The FIAU (Financial Intelligence Analysis Unit) yesterday suffered a significant setback to its regulatory functions as the Constitutional Court annulled a decision handed earlier by Judge Lawrence Mintoff.
The issue refers to an administrative decision by the FIAU in November 2020 to fine Insignia, a credit card service company for the super rich, €374,000 for various breaches under the money laundering act.
The company, which former economy minister Chris Cardona joined shortly after resigning from his ministerial post, appealed the decision claiming that the conclusions of the FIAU were erroneous.
At the same time, the company filed a constitutional case, insisting that the way the FIAU is conducting its business and the same provisions of the Anti-Money Laundering Act it was implementing went against the constitutional and human rights of the same company.
According to Insignia, the FIAU was acting arbitrarily as the prosecutor, jury and judge, and this went against its constitutional right to a fair hearing.
The company also insisted that before its appeal from the fine continued to be heard, the same court had to wait for a decision from the constitutional court on whether the FIAU was acting against the Constitution.
In July, after hearing the constitutional case, Judge Lawrence Mintoff had decided against Insignia’s arguments, turning down its case and deciding that the appeal from the fine should continue to be heard despite the company’s anti-constitutional claims.
Yet the Constitutional Court yesterday annulled Judge Mintoff’s decision and agreed that the inferior court should first hear whether the FIAU is in breach of the constitutional and fundamental human rights of Insignia and only after that would it consider the appeal against the fine.
Legal sources told The Shift that this means that if the court finds that the FIAU is breaching constitutional rights in the way it is imposing administrative fines, this will be a major setback to the anti-money laundering agency as all its actions could be declared unconstitutional and a change in the law required.
Why was Insignia fined?
Insignia – a Valletta based company set up in 2011 – offers card services for high net-worth individuals. It is owned by a Cypriot company bearing the same name.
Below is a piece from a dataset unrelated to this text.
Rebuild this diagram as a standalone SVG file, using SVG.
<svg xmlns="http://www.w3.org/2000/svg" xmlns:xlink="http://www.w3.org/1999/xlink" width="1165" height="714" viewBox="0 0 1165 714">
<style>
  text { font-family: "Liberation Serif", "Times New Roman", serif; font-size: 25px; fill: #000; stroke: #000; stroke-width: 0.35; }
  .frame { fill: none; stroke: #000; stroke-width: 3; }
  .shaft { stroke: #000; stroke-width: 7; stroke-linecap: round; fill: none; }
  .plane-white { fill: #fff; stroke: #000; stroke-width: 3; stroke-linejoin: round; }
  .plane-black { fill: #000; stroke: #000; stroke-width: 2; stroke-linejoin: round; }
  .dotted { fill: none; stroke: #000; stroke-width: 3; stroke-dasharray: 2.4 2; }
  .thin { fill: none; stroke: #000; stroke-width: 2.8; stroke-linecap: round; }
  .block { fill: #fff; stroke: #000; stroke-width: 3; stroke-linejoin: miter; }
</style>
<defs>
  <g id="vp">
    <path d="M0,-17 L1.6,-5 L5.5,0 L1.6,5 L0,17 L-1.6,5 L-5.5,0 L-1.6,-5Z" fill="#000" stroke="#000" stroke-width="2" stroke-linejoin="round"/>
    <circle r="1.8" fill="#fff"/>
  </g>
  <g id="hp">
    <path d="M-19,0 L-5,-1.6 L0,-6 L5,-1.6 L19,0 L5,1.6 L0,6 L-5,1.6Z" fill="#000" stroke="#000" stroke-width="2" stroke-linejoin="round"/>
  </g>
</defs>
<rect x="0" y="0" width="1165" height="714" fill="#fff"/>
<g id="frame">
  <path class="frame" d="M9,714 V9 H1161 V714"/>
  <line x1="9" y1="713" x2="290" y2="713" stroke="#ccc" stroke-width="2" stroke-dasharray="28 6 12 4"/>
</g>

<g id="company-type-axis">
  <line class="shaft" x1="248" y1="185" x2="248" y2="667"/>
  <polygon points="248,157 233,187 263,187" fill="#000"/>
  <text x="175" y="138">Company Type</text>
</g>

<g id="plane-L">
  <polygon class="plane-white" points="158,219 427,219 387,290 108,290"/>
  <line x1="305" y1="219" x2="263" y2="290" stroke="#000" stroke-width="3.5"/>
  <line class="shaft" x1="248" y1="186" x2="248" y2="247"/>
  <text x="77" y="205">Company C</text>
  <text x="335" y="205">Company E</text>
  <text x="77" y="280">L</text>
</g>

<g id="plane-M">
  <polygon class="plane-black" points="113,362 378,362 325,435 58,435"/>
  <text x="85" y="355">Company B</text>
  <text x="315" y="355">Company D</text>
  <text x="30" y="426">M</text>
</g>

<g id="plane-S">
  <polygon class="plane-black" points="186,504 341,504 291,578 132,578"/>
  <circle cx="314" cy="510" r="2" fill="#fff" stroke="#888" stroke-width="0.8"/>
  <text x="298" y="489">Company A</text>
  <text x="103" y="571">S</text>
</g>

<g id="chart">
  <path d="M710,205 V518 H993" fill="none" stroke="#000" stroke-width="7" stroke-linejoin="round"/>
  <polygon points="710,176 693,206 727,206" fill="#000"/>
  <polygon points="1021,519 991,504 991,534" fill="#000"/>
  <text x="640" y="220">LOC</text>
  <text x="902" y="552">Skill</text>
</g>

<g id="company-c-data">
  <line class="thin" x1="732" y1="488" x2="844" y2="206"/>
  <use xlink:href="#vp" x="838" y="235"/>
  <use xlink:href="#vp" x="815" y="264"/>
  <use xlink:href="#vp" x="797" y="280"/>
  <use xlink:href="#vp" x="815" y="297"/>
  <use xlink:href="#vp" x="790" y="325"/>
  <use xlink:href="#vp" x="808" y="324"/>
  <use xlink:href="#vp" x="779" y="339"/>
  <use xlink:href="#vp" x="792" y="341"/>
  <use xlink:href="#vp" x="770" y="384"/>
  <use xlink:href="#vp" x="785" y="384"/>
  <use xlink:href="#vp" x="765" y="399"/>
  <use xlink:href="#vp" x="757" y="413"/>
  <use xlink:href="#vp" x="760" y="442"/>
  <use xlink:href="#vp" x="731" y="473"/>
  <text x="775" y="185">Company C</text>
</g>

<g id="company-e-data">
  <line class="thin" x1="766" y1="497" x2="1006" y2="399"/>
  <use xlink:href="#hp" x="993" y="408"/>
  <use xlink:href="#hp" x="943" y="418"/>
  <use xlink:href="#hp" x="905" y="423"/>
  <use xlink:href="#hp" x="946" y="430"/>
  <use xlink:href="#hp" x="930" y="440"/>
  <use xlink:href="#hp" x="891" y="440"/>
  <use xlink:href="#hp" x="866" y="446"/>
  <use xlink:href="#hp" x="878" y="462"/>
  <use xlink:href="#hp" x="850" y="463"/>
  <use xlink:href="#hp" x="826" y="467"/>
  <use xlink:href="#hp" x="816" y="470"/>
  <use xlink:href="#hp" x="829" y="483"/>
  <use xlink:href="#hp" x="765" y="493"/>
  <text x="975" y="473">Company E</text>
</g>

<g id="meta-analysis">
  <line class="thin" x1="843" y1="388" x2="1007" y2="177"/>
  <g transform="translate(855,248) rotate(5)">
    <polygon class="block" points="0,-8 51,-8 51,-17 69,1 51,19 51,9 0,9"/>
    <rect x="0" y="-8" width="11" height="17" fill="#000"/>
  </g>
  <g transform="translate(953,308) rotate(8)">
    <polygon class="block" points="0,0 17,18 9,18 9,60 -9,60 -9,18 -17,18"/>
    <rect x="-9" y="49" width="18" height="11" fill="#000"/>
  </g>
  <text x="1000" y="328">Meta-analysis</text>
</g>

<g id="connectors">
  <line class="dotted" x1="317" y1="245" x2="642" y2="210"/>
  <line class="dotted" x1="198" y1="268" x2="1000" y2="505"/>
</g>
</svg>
Its directors are British national George Kesidy and Serbian Nada Tucakov.
Soon after resigning as Economy Minister, Chris Cardona joined the company as an advisor.
According to the FIAU, an onsite inspection had shown how the firm has failed to file suspicious transaction reports about a Russian client who was a politically exposed person with alleged ties to the mafia.
The FIAU claimed that Insignia had only obtained a source of wealth declaration form that only corroborated the information of the Russian customer’s estimated earnings and assets, allegedly sourced from his entertainment business.
The compliance examination carried out by the FIAU found that no risk assessment was carried out for six file reviews. It also claimed significant other breaches of the Anti-Money Laundering Act.
Insignia refutes the claims and is challenging them in court.